Physiopathologie de l'allergie

Par Philippe Reinert* * Pédiatre, Hôpital Intercommunal de Créteil.

Publié le

Les maladies allergiques tiennent une place de plus en plus importante dans la pathologie.
Il peut s'agir de conjonctivites, de rhinites, d'eczéma, d'urticaire, mais surtout d'asthme.
Plus rarement, l'allergie entraîne des troubles digestifs aigus ou chroniques, voire des chocs exceptionnellement mortels.

I. Généralités sur l'allergie

A l'état normal, l'organisme est capable de reconnaître et de rejeter ou tolérer les éléments qui entrent à son contact.

L'allergie est une réaction immunologique qui aboutit à une production exagérée d'anticorps de type IgE qui, en se fixant sur l'allergène, vont provoquer une réponse nuisible pour le sujet.

Il faut préciser que tout sujet normal synthétise des IgE pour lutter contre certains parasites (vers ronds en particulier).

Trois composantes interviennent à l'origine de l'allergie.

1. L'atopie

C'est la capacité héréditaire à développer des réactions allergiques par production d'anticorps particuliers de type IgE au contact d'une substance le plus souvent banale entrant au contact des muqueuses ou de la peau (exemples: lait de vache, acariens, médicaments, etc.). 5 à 10 % des sujets ont, dès la naissance, un terrain atopique.

2. Les allergènes

On en distingue schématiquement trois types :

  • Les pneumallergènes: ils sont présents dans l'air ambiant et peuvent, même à très faible dose, déclencher une réaction allergique. Exemples: pollen, acariens, poussière de maison, allergènes du chat, du chien.

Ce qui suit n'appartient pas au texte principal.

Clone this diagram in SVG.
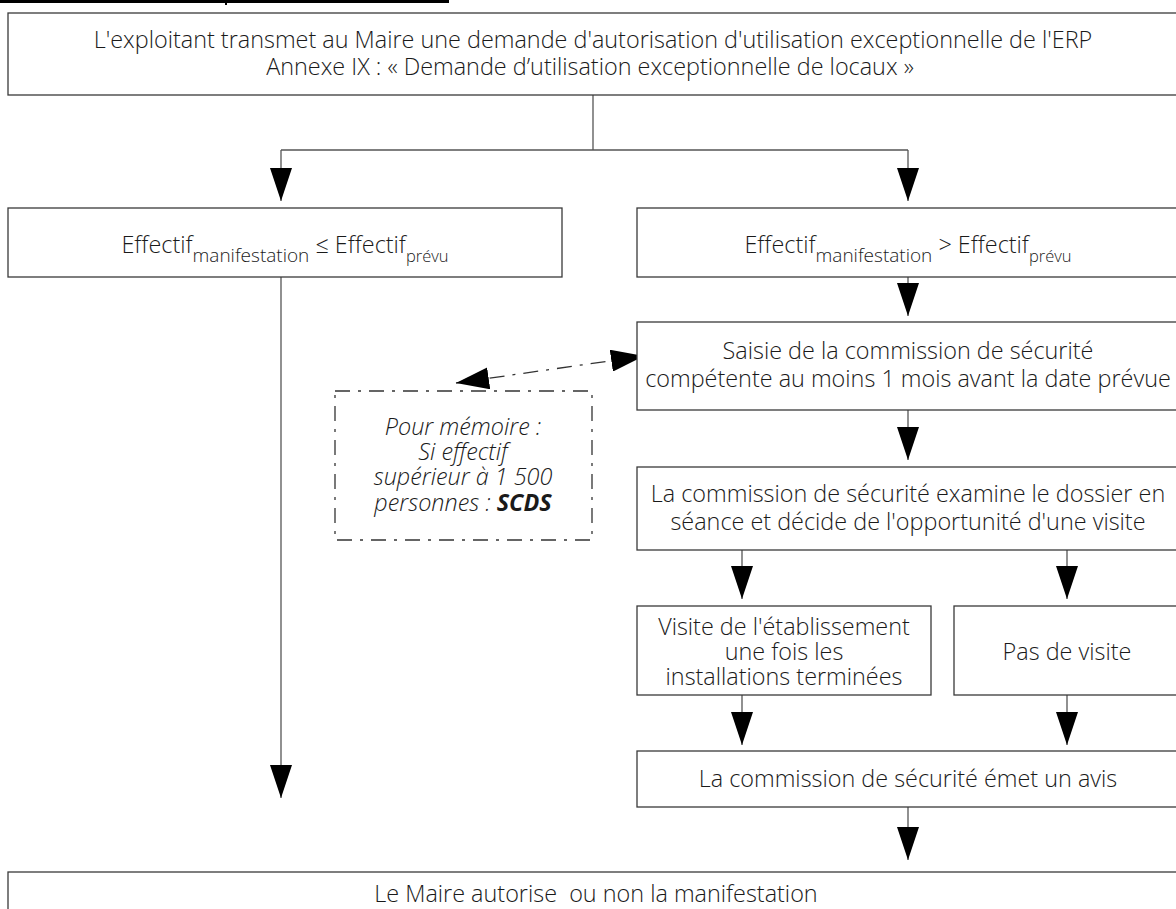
<svg xmlns="http://www.w3.org/2000/svg" width="1176" height="909" viewBox="0 0 1176 909">
  <defs>
    <marker id="head" markerUnits="userSpaceOnUse" viewBox="0 -11 33 22" refX="33" refY="0" markerWidth="33" markerHeight="22" orient="auto-start-reverse">
      <path d="M0,-11 L33,0 L0,11 Z" fill="#000"/>
    </marker>
    <style>
      .box { fill: #fff; stroke: #3a3a3a; stroke-width: 1.3; }
      .note { fill: none; stroke: #333; stroke-width: 1.3; stroke-dasharray: 15 8 3 8; }
      .wire { fill: none; stroke: #555; stroke-width: 1.3; }
      .dashed { fill: none; stroke: #333; stroke-width: 1.3; stroke-dasharray: 15 8 3 8; }
      text { font-family: "Open Sans", "Noto Sans", "DejaVu Sans", sans-serif; font-size: 23.4px; font-weight: 300; fill: #1a1a1a; text-anchor: middle; }
      .sub { font-size: 19px; }
      .sub2 { font-size: 16.5px; }
      .it { font-style: italic; }
    </style>
  </defs>

  <rect width="1176" height="909" fill="#fff"/>

  <!-- heading rule at the top edge -->
  <rect x="0" y="0" width="449" height="3" fill="#000"/>
  <rect x="225" y="0" width="2" height="5" fill="#000"/>

  <g id="connectors">
    <polyline class="wire" points="593,95 593,150"/>
    <polyline class="wire" points="281,150 908,150"/>
    <line class="wire" x1="281" y1="150" x2="281" y2="201" marker-end="url(#head)"/>
    <line class="wire" x1="908" y1="150" x2="908" y2="201" marker-end="url(#head)"/>
    <line class="wire" x1="281" y1="277" x2="281" y2="798" marker-end="url(#head)"/>
    <line class="wire" x1="908" y1="277" x2="908" y2="316" marker-end="url(#head)"/>
    <line class="wire" x1="908" y1="410" x2="908" y2="460" marker-end="url(#head)"/>
    <line class="wire" x1="742" y1="550" x2="742" y2="599" marker-end="url(#head)"/>
    <line class="wire" x1="1067" y1="550" x2="1067" y2="599" marker-end="url(#head)"/>
    <line class="wire" x1="742" y1="695" x2="742" y2="745" marker-end="url(#head)"/>
    <line class="wire" x1="1067" y1="695" x2="1067" y2="745" marker-end="url(#head)"/>
    <line class="wire" x1="908" y1="807" x2="908" y2="860" marker-end="url(#head)"/>
    <line class="dashed" x1="456" y1="383" x2="644" y2="356" marker-start="url(#head)" marker-end="url(#head)"/>
  </g>

  <g id="demande">
    <rect class="box" x="8" y="13" width="1180" height="82"/>
    <text x="593" y="48">L'exploitant transmet au Maire une demande d'autorisation d'utilisation exceptionnelle de l'ERP</text>
    <text x="590" y="75">Annexe IX : « Demande d’utilisation exceptionnelle de locaux »</text>
  </g>

  <g id="effectif-inferieur">
    <rect class="box" x="8" y="208" width="554" height="69"/>
    <text x="285" y="253">Effectif<tspan class="sub" dy="9">manifestation</tspan><tspan dy="-9"> ≤ Effectif</tspan><tspan class="sub2" dy="9">prévu</tspan></text>
  </g>

  <g id="effectif-superieur">
    <rect class="box" x="637" y="208" width="542" height="69"/>
    <text x="908" y="253">Effectif<tspan class="sub" dy="9">manifestation</tspan><tspan dy="-9"> &gt; Effectif</tspan><tspan class="sub2" dy="9">prévu</tspan></text>
  </g>

  <g id="saisie">
    <rect class="box" x="637" y="322" width="542" height="88"/>
    <text x="908" y="359">Saisie de la commission de sécurité</text>
    <text x="908" y="387">compétente au moins 1 mois avant la date prévue</text>
  </g>

  <g id="memo">
    <rect class="note" x="335" y="391" width="257" height="149"/>
    <text class="it" x="463" y="435">Pour mémoire :</text>
    <text class="it" x="463" y="460">Si effectif</text>
    <text class="it" x="463" y="485">supérieur à 1 500</text>
    <text class="it" x="463" y="511">personnes : <tspan font-weight="bold">SCDS</tspan></text>
  </g>

  <g id="examen">
    <rect class="box" x="637" y="467" width="542" height="83"/>
    <text x="908" y="502">La commission de sécurité examine le dossier en</text>
    <text x="908" y="530">séance et décide de l'opportunité d'une visite</text>
  </g>

  <g id="visite">
    <rect class="box" x="637" y="606" width="294" height="89"/>
    <text x="784" y="635">Visite de l'établissement</text>
    <text x="784" y="660">une fois les</text>
    <text x="784" y="685">installations terminées</text>
  </g>

  <g id="pas-de-visite">
    <rect class="box" x="954" y="606" width="225" height="89"/>
    <text x="1067" y="660">Pas de visite</text>
  </g>

  <g id="avis">
    <rect class="box" x="637" y="751" width="542" height="56"/>
    <text x="908" y="787">La commission de sécurité émet un avis</text>
  </g>

  <g id="decision">
    <rect class="box" x="8" y="872" width="1180" height="60"/>
    <text x="596" y="902" xml:space="preserve">Le Maire autorise  ou non la manifestation</text>
  </g>
</svg>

  • Les trophallergènes: les aliments peuvent agir sur la muqueuse intestinale et provoquer des manifestations digestives, respiratoires, cutanées en générales. Exemples: lait de vache, arachide, soja, poisson, oeuf.

  • Les allergènes méacamenteux: quelle que soit la voie d'administration, de nombreux médicaments sont capables de provoquer des allergies. Exemples: pénicilline, sulfamides, aspirine, etc.

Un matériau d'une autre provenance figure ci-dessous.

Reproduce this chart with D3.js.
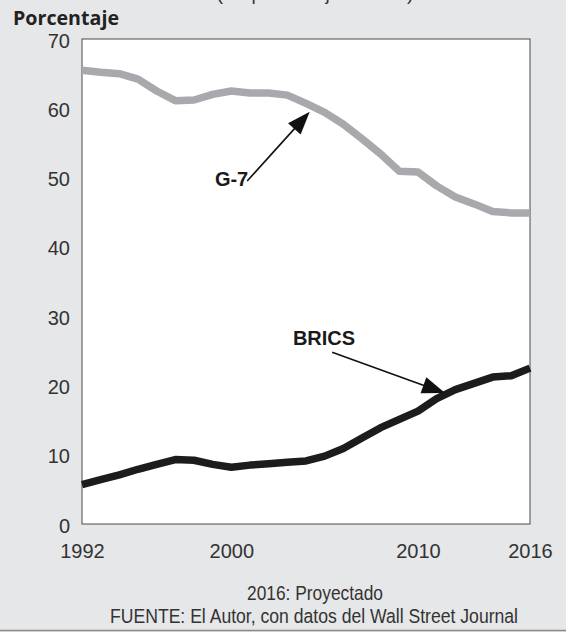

3. Les immunoglobulines E (IgE)

Il s'agit d'anticorps spécifiques produits dès le premier contact avec l'allergène.

Elles vont se fixer sur certaines cellules (polynucléaires basophiles et mastocytes) sans déclencher de réaction nuisible (schéma). Mais lors d'un second contact avec l'allergène, celui-ci se fixe sur l'IgE et cette " rencontre explosive" irrite la cellule porteuse de l'IgE qui alors libère brutalement des substances toxiques (histamine, sérotonine, prostaglandine). C'est la dégranulation.

Ces substances peuvent provoquer :

  • un bronchospasme: asthme,

  • une vasodilatation cutanée : urticaire,

  • une vasodilatation générale : choc.

A chaque nouveau contact avec l'allergène, le même phénomène se reproduira.

II. Autres facteurs intervenant dans l'allergie

Bien d'autres éléments s'interposent entre le "terrain atopique et l'allergène". Citons :

  • La pollution: la pollution de l'air provoque des lésions respiratoires muqueuses qui favorisent la pénétration des pneumallergènes dans l'organisme: c'est une explication à la recrudescence de l'asthme dans les grandes villes.

  • Les infections virales: qu'elles soient digestives ou pulmonaires, elles déclenchent parfois un asthme ou une allergie digestive.

  • Les facteurs psychologiques: chez l'asthmatique, il est bien connu qu'une émotion, une contrariété peuvent rapidement provoquer une crise.

III. Quel traitement proposer ?

L'idéal, quand l'allergène est connu, est, bien sûr, de l'éloigner du malade. Exemples: chat, chien, aliment, médicament. Malheureusement, bien souvent, le malade est allergique à plusieurs substances qu'il est bien difficile d'identifier.

1. Les antihistaminiques

Ils bloquent l'action de l'histamine, principale substance libérée par la dégranulation des mastocytes. Très utiles, ils n'empêchent pas la réaction IgE-allergènes et surtout, ils n'agissent pas sur toutes les autres substances libérées par les mastocytes (prostaglandines, sérotonines).

2. Les antidégranulants

  • Cromoglycate (Lomudal®).

  • Kétotifène (Zaditen®).

Ils freinent la libération des substances contenues dans les mastocytes. Leur action est donc préventive.

C'est pourquoi ils nécessitent des traitements prolongés plusieurs mois. Le cromoglycate reste à la surface de la muqueuse respiratoire, il ne sera donc utile que dans l'asthme.

3. Les corticoïdes

Toujours utiles, ils agissent comme anti-inflammatoires.

4. Les bronchodilatateurs

Ils agissent en fin de réaction en s'opposant à l'action de l'histamine sur la bronche. Ils ne sont bien sûr utiles que dans la crise d'asthme.